Dass die Menschen wirtschaften, hat ja den Grund, dass sie für sich die Lebensbedingungen schaffen wollen, die sie brauchen. Das ist der Anlass für ihr wirtschaftliches Tun. Die Menschen selbst zu unterhalten ist also das Ziel menschlichen Wirtschaftens. Beim Wirtschaften muss geschaut werden, was vorhanden ist, und was damit gemacht werden muss nach Maßgabe des Bedarfs. Und dann natürlich: wer kann und will das dann tun? Wenn das alles geregelt ist, muss ein Preis festgelegt werden für das, was man erschaffen hat. Dieser Preis ist dann „gerecht“, wenn er so ist, dass alle am Entstehen des Produktes unmittelbar oder mittelbar Beteiligten so viel dadurch erhalten, dass sie damit gemeinsam wiederum ein gleiches Produkt erzeugen könnten.

Das Problem

Und jetzt kommt das Problem: wer die beteiligten Menschen in seiner wirtschaftlichen Rechnung genauso betrachtet wie irgendeinen Ausgangsstoff, und also als etwas Käufliches ansieht, als eine Ware, der schließt alle diese „gekauften“ Menschen von der Gemeinschaft der Wirtschaftenden aus. Und das, obwohl er selber ohne diese anderen, die er als „Käufliche“ ansieht, gar nicht produzieren könnte. Ware ist nämlich das, was produziert wird und dann in den Austausch zwischen den Menschen gegeben wird („Handel“). Und das kann ein Mensch niemals sein, denn Ware gibt es nur UM DER MENSCHEN WILLEN. (Das gleiche gilt im Übrigen, wenn jemand produziert, und es ist gar kein Bedarf da. Das kennen wir ja – oder warum gibt es sonst so unglaublich viel Werbung für dieses oder jenes?).
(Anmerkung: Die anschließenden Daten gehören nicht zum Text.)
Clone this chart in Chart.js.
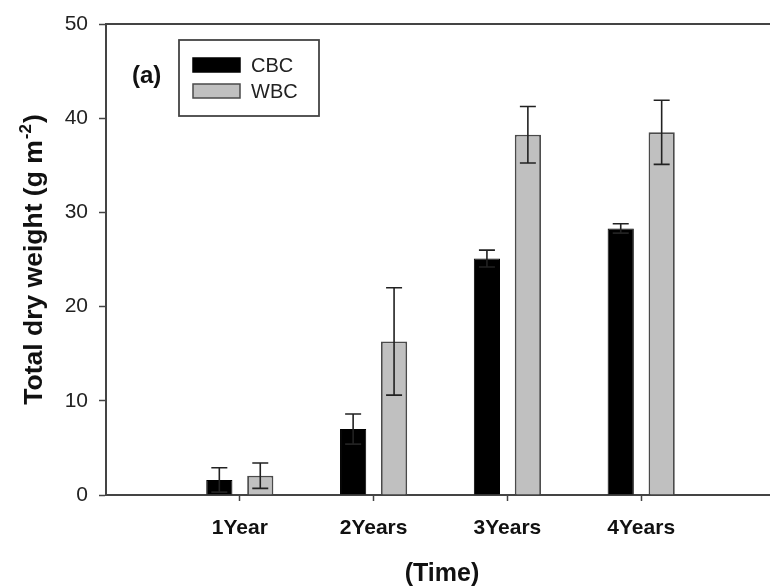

Wer also so rechnet, versteht gar nicht, was er beim Wirtschaften eigentlich tut, denn er betrachtet den Adressaten seiner Tätigkeit – den Menschen, für dessen Bedarf produziert werden soll – bloß als käufliches Werkzeug zum Produzieren an, als einen Kostenfaktor. Das Produzieren an sich und bloß um seiner selbst willen sozusagen. Und nur noch für diejenigen, die eben solche Rechnungen anstellen, zählt das Ergebnis. Die Gemeinschaft der Wirtschaftenden müsste eigentlich solche Menschen als unfähig ausschließen und ihnen nahelegen, besser etwas anderes zu tun. Sie verstehen ja nicht richtig, was sie tun.

Und nun?

Das sind Gedankengänge, die zugegebenermaßen ungewöhnlich und damit erst einmal etwas anstrengend sind. Und natürlich hier nur unvollständig angerissen. Aber sie sind bei gutem Willen für jeden Menschen nachvollziehbar. Sie sind damit Bestandteil einer Wissenschaft, die – anders als die heute so hochgeschätzte, ideologiegetragene Wissenschaft – allgemein-menschlich ist. Aus einer solchen Wissenschaft können Gedanken hervorgehen, die bei einer Neuregelung des menschlichen Zusammenlebens sich hilfreich erweisen. Denn es ist eine menschliche Wissenschaft, eine die sich nicht dem Diktat ungeheurer Gescheitheit unterordnet. Eine Wissenschaft, die also nicht Autorität demjenigen zuerkennt, der möglichst gescheit klingende Reden führt, die kaum jemand versteht, die aber auch nicht einfach jedes Menschen Meinung für wahr hält, sondern immer erst den Weg sucht zur Sache, um die es eigentlich geht.

Sei’s drum. Nur selber denken hilft.